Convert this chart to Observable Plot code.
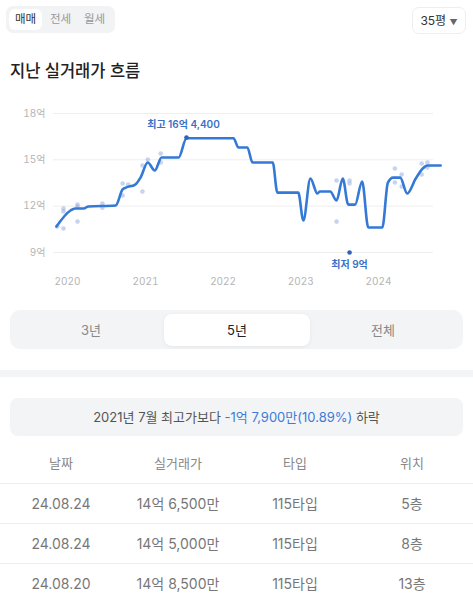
<!DOCTYPE html>
<html><head><meta charset="utf-8">
<script src="https://cdn.jsdelivr.net/npm/d3@7"></script>
<script src="https://cdn.jsdelivr.net/npm/@observablehq/plot@0.6"></script>
<style>
body{margin:0;width:473px;height:599px;background:#fff;font-family:Inter,"Noto Sans CJK KR",sans-serif;position:relative;overflow:hidden;color:#222}
.abs{position:absolute}
.tabs{left:6px;top:6px;width:109px;height:27px;background:#f2f3f5;border-radius:7px}
.tab{position:absolute;top:3px;height:21px;line-height:21px;font-size:11.5px;color:#999;text-align:center;width:33px}
.tab.on{background:#fff;color:#333;border-radius:6px}
.size{left:412px;top:7px;width:52px;height:25px;border:1px solid #eee;border-radius:7px;font-size:12px;line-height:25px;text-align:center;color:#333}
.title{left:10px;top:58px;font-size:16.5px;font-weight:500;color:#222}
#chart{left:0;top:100px}
.seg{left:10px;top:310px;width:453px;height:39px;background:#f3f4f6;border-radius:10px}
.segbtn{position:absolute;top:4px;height:32px;line-height:32px;text-align:center;font-size:13px;color:#888;width:146px}
.segbtn.on{background:#fff;color:#222;border-radius:8px;box-shadow:0 1px 4px rgba(0,0,0,0.06)}
.sep{left:0;top:370px;width:473px;height:7px;background:#f3f4f6}
.info{left:10px;top:398px;width:453px;height:38px;background:#f3f4f6;border-radius:8px;font-size:13px;line-height:38px;text-align:center;color:#555}
.info span{color:#3d7bd9}
.cell{position:absolute;width:120px;margin-left:-60px;text-align:center;font-size:14px;color:#777;font-weight:400;line-height:20px}
.hdr{font-size:13px;color:#888}
.hl{position:absolute;left:0;width:473px;height:1px;background:#eee}
</style></head>
<body>
<div class="abs tabs"><div class="tab on" style="left:3px">매매</div><div class="tab" style="left:38px">전세</div><div class="tab" style="left:72px">월세</div></div>
<div class="abs size">35평 <span style="font-size:8px;color:#666">▼</span></div>
<div class="abs title">지난 실거래가 흐름</div>
<div class="abs" id="chart"></div>
<div class="abs seg"><div class="segbtn" style="left:8px">3년</div><div class="segbtn on" style="left:154px">5년</div><div class="segbtn" style="left:300px">전체</div></div>
<div class="abs sep"></div>
<div class="abs info">2021년 7월 최고가보다 <span>-1억 7,900만(10.89%)</span> 하락</div>
<div id="table"></div>
<script>
// smoothed trend line (억)
const lineDates = ["2019-11-10","2020-01-15","2020-02-06","2020-03-17","2020-04-08","2020-08-14","2020-09-16","2020-10-01","2020-11-14","2020-12-09","2021-01-12","2021-02-14","2021-03-18","2021-06-06","2021-07-13","2022-02-19","2022-03-14","2022-04-25","2022-05-19","2022-08-22","2022-09-13","2022-12-20","2023-01-13","2023-02-15","2023-03-20","2023-04-01","2023-05-19","2023-06-18","2023-07-17","2023-08-12","2023-09-13","2023-10-16","2023-11-14","2024-01-19","2024-02-14","2024-03-10","2024-04-12","2024-05-15","2024-06-24","2024-07-27","2024-08-18","2024-10-19"];
const lineValues = [10.68,11.72,11.85,11.85,11.98,12.04,13.08,13.2,13.4,13.85,14.83,14.31,15.15,15.15,16.4,16.4,15.8,15.8,14.83,14.83,12.88,12.88,11.07,13.79,12.82,12.95,12.95,12.37,13.79,12.1,12.1,13.6,10.62,10.62,13.53,13.85,13.85,12.82,13.79,14.44,14.63,14.63];
// individual transactions (억)
const dealDates = ["2019-11-14","2019-12-13","2019-12-13","2019-12-13","2020-02-17","2020-02-17","2020-02-17","2020-06-13","2020-06-13","2020-09-16","2020-09-16","2020-10-12","2020-12-18","2020-12-18","2021-01-12","2021-03-14","2021-03-14","2023-06-18","2023-06-18","2023-08-18","2023-08-18","2024-03-18","2024-03-18","2024-04-19","2024-04-19","2024-07-22","2024-07-22","2024-08-18","2024-08-18"];
const dealValues = [10.68,10.55,11.85,11.66,11.0,11.98,12.1,12.17,11.9,13.47,12.69,13.4,12.95,14.63,15.02,15.41,14.83,13.66,11.0,13.66,13.47,14.44,13.53,14.05,13.27,14.76,14.05,14.83,14.5];
// extremes
const extremeDates = ["2021-07-13","2023-08-18"];
const extremeValues = [16.44,9.0];
const extremeLabels = ["최고 16억 4,400","최저 9억"];
const yTicks = [9,12,15,18];
// table
const tableHeaders = ["날짜","실거래가","타입","위치"];
const tableDates = ["24.08.24","24.08.24","24.08.20"];
const tablePrices = ["14억 6,500만","14억 5,000만","14억 8,500만"];
const tableTypes = ["115타입","115타입","115타입"];
const tableFloors = ["5층","8층","13층"];

const line = lineDates.map((d,i)=>({date:new Date(d),v:lineValues[i]}));
const deals = dealDates.map((d,i)=>({date:new Date(d),v:dealValues[i]}));
const ext = extremeDates.map((d,i)=>({date:new Date(d),v:extremeValues[i],label:extremeLabels[i],top:i===0}));

const blue = "#3479d6";
const plot = Plot.plot({
  width:473, height:200,
  marginLeft:53, marginRight:40, marginTop:13, marginBottom:48,
  style:{fontFamily:'Inter,"Noto Sans CJK KR",sans-serif',fontSize:"10px",color:"#b5b5b5",background:"transparent"},
  x:{type:"utc",domain:[new Date("2020-01-01"),new Date("2024-01-01")],range:[67,378],label:null},
  y:{domain:[9,18],range:[152,13],label:null},
  marks:[
    Plot.gridY(yTicks,{stroke:"#eeeeee",strokeOpacity:1}),
    Plot.axisY(yTicks,{tickSize:0,tickPadding:8,tickFormat:d=>d+"억",fill:"#b5b5b5",label:null}),
    Plot.axisX({ticks:d3.utcYear.every(1),tickFormat:d3.utcFormat("%Y"),tickSize:0,tickPadding:25,fill:"#b5b5b5",label:null}),
    Plot.dot(deals,{x:"date",y:"v",r:2.3,fill:"#8fa8e0",fillOpacity:0.5,stroke:"none"}),
    Plot.line(line,{x:"date",y:"v",stroke:blue,strokeWidth:2.6,curve:"monotone-x"}),
    Plot.dot(ext,{x:"date",y:"v",r:2.3,fill:"#2d62bf"}),
    Plot.text(ext,{x:"date",y:"v",text:"label",fill:"#3a6fc6",fontWeight:600,fontSize:10,
      filter:d=>d.top,dy:-13,dx:-3}),
    Plot.text(ext,{x:"date",y:"v",text:"label",fill:"#3a6fc6",fontWeight:600,fontSize:10,
      filter:d=>!d.top,dy:12})
  ]
});
document.getElementById("chart").appendChild(plot);

// table
const tbl = document.getElementById("table");
const cx = [61,178,295,412];
function addRow(vals,cy,cls){
  vals.forEach((v,j)=>{const el=document.createElement("div");el.className="cell"+(cls?" "+cls:"");el.style.left=cx[j]+"px";el.style.top=(cy-10)+"px";el.textContent=v;tbl.appendChild(el);});
}
addRow(tableHeaders,463,"hdr");
[483,523,563].forEach(y=>{const l=document.createElement("div");l.className="hl";l.style.top=y+"px";tbl.appendChild(l);});
tableDates.forEach((d,i)=>addRow([d,tablePrices[i],tableTypes[i],tableFloors[i]],504+i*40));
</script>
</body></html>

+===+

All of the material above needs to be restated exactly, with no pictures.

■ Final result
Convert this chart to Observable Plot code.
<!DOCTYPE html>
<html><head><meta charset="utf-8">
<script src="https://cdn.jsdelivr.net/npm/d3@7"></script>
<script src="https://cdn.jsdelivr.net/npm/@observablehq/plot@0.6"></script>
<style>
body{margin:0;width:473px;height:599px;background:#fff;font-family:Inter,"Noto Sans CJK KR",sans-serif;position:relative;overflow:hidden;color:#222}
.abs{position:absolute}
.tabs{left:6px;top:6px;width:109px;height:27px;background:#f2f3f5;border-radius:7px}
.tab{position:absolute;top:3px;height:21px;line-height:21px;font-size:11.5px;color:#999;text-align:center;width:33px}
.tab.on{background:#fff;color:#333;border-radius:6px}
.size{left:412px;top:7px;width:52px;height:25px;border:1px solid #eee;border-radius:7px;font-size:12px;line-height:25px;text-align:center;color:#333}
.title{left:10px;top:58px;font-size:16.5px;font-weight:500;color:#222}
#chart{left:0;top:100px}
.seg{left:10px;top:310px;width:453px;height:39px;background:#f3f4f6;border-radius:10px}
.segbtn{position:absolute;top:4px;height:32px;line-height:32px;text-align:center;font-size:13px;color:#888;width:146px}
.segbtn.on{background:#fff;color:#222;border-radius:8px;box-shadow:0 1px 4px rgba(0,0,0,0.06)}
.sep{left:0;top:370px;width:473px;height:7px;background:#f3f4f6}
.info{left:10px;top:398px;width:453px;height:38px;background:#f3f4f6;border-radius:8px;font-size:13px;line-height:38px;text-align:center;color:#555}
.info span{color:#3d7bd9}
.cell{position:absolute;width:120px;margin-left:-60px;text-align:center;font-size:14px;color:#777;font-weight:400;line-height:20px}
.hdr{font-size:13px;color:#888}
.hl{position:absolute;left:0;width:473px;height:1px;background:#eee}
</style></head>
<body>
<div class="abs tabs"><div class="tab on" style="left:3px">매매</div><div class="tab" style="left:38px">전세</div><div class="tab" style="left:72px">월세</div></div>
<div class="abs size">35평 <span style="font-size:8px;color:#666">▼</span></div>
<div class="abs title">지난 실거래가 흐름</div>
<div class="abs" id="chart"></div>
<div class="abs seg"><div class="segbtn" style="left:8px">3년</div><div class="segbtn on" style="left:154px">5년</div><div class="segbtn" style="left:300px">전체</div></div>
<div class="abs sep"></div>
<div class="abs info">2021년 7월 최고가보다 <span>-1억 7,900만(10.89%)</span> 하락</div>
<div id="table"></div>
<script>
// smoothed trend line (억)
const lineDates = ["2019-11-10","2020-01-15","2020-02-06","2020-03-17","2020-04-08","2020-08-14","2020-09-16","2020-10-01","2020-11-14","2020-12-09","2021-01-12","2021-02-14","2021-03-18","2021-06-06","2021-07-13","2022-02-19","2022-03-14","2022-04-25","2022-05-19","2022-08-22","2022-09-13","2022-12-20","2023-01-13","2023-02-15","2023-03-20","2023-04-01","2023-05-19","2023-06-18","2023-07-17","2023-08-12","2023-09-13","2023-10-16","2023-11-14","2024-01-19","2024-02-14","2024-03-10","2024-04-12","2024-05-15","2024-06-24","2024-07-27","2024-08-18","2024-10-19"];
const lineValues = [10.68,11.72,11.85,11.85,11.98,12.04,13.08,13.2,13.4,13.85,14.83,14.31,15.15,15.15,16.4,16.4,15.8,15.8,14.83,14.83,12.88,12.88,11.07,13.79,12.82,12.95,12.95,12.37,13.79,12.1,12.1,13.6,10.62,10.62,13.53,13.85,13.85,12.82,13.79,14.44,14.63,14.63];
// individual transactions (억)
const dealDates = ["2019-11-14","2019-12-13","2019-12-13","2019-12-13","2020-02-17","2020-02-17","2020-02-17","2020-06-13","2020-06-13","2020-09-16","2020-09-16","2020-10-12","2020-12-18","2020-12-18","2021-01-12","2021-03-14","2021-03-14","2023-06-18","2023-06-18","2023-08-18","2023-08-18","2024-03-18","2024-03-18","2024-04-19","2024-04-19","2024-07-22","2024-07-22","2024-08-18","2024-08-18"];
const dealValues = [10.68,10.55,11.85,11.66,11.0,11.98,12.1,12.17,11.9,13.47,12.69,13.4,12.95,14.63,15.02,15.41,14.83,13.66,11.0,13.66,13.47,14.44,13.53,14.05,13.27,14.76,14.05,14.83,14.5];
// extremes
const extremeDates = ["2021-07-13","2023-08-18"];
const extremeValues = [16.44,9.0];
const extremeLabels = ["최고 16억 4,400","최저 9억"];
const yTicks = [9,12,15,18];
// table
const tableHeaders = ["날짜","실거래가","타입","위치"];
const tableDates = ["24.08.24","24.08.24","24.08.20"];
const tablePrices = ["14억 6,500만","14억 5,000만","14억 8,500만"];
const tableTypes = ["115타입","115타입","115타입"];
const tableFloors = ["5층","8층","13층"];

const line = lineDates.map((d,i)=>({date:new Date(d),v:lineValues[i]}));
const deals = dealDates.map((d,i)=>({date:new Date(d),v:dealValues[i]}));
const ext = extremeDates.map((d,i)=>({date:new Date(d),v:extremeValues[i],label:extremeLabels[i],top:i===0}));

const blue = "#3479d6";
const plot = Plot.plot({
  width:473, height:200,
  marginLeft:53, marginRight:40, marginTop:13, marginBottom:48,
  style:{fontFamily:'Inter,"Noto Sans CJK KR",sans-serif',fontSize:"10px",color:"#b5b5b5",background:"transparent"},
  x:{type:"utc",domain:[new Date("2020-01-01"),new Date("2024-01-01")],range:[67,378],label:null},
  y:{domain:[9,18],range:[152,13],label:null},
  marks:[
    Plot.gridY(yTicks,{stroke:"#eeeeee",strokeOpacity:1}),
    Plot.axisY(yTicks,{tickSize:0,tickPadding:8,tickFormat:d=>d+"억",fill:"#b5b5b5",label:null}),
    Plot.axisX({ticks:d3.utcYear.every(1),tickFormat:d3.utcFormat("%Y"),tickSize:0,tickPadding:25,fill:"#b5b5b5",label:null}),
    Plot.dot(deals,{x:"date",y:"v",r:2.3,fill:"#8fa8e0",fillOpacity:0.5,stroke:"none"}),
    Plot.line(line,{x:"date",y:"v",stroke:blue,strokeWidth:2.6,curve:"monotone-x"}),
    Plot.dot(ext,{x:"date",y:"v",r:2.3,fill:"#2d62bf"}),
    Plot.text(ext,{x:"date",y:"v",text:"label",fill:"#3a6fc6",fontWeight:600,fontSize:10,
      filter:d=>d.top,dy:-13,dx:-3}),
    Plot.text(ext,{x:"date",y:"v",text:"label",fill:"#3a6fc6",fontWeight:600,fontSize:10,
      filter:d=>!d.top,dy:12})
  ]
});
document.getElementById("chart").appendChild(plot);

// table
const tbl = document.getElementById("table");
const cx = [61,178,295,412];
function addRow(vals,cy,cls){
  vals.forEach((v,j)=>{const el=document.createElement("div");el.className="cell"+(cls?" "+cls:"");el.style.left=cx[j]+"px";el.style.top=(cy-10)+"px";el.textContent=v;tbl.appendChild(el);});
}
addRow(tableHeaders,463,"hdr");
[483,523,563].forEach(y=>{const l=document.createElement("div");l.className="hl";l.style.top=y+"px";tbl.appendChild(l);});
tableDates.forEach((d,i)=>addRow([d,tablePrices[i],tableTypes[i],tableFloors[i]],504+i*40));
</script>
</body></html>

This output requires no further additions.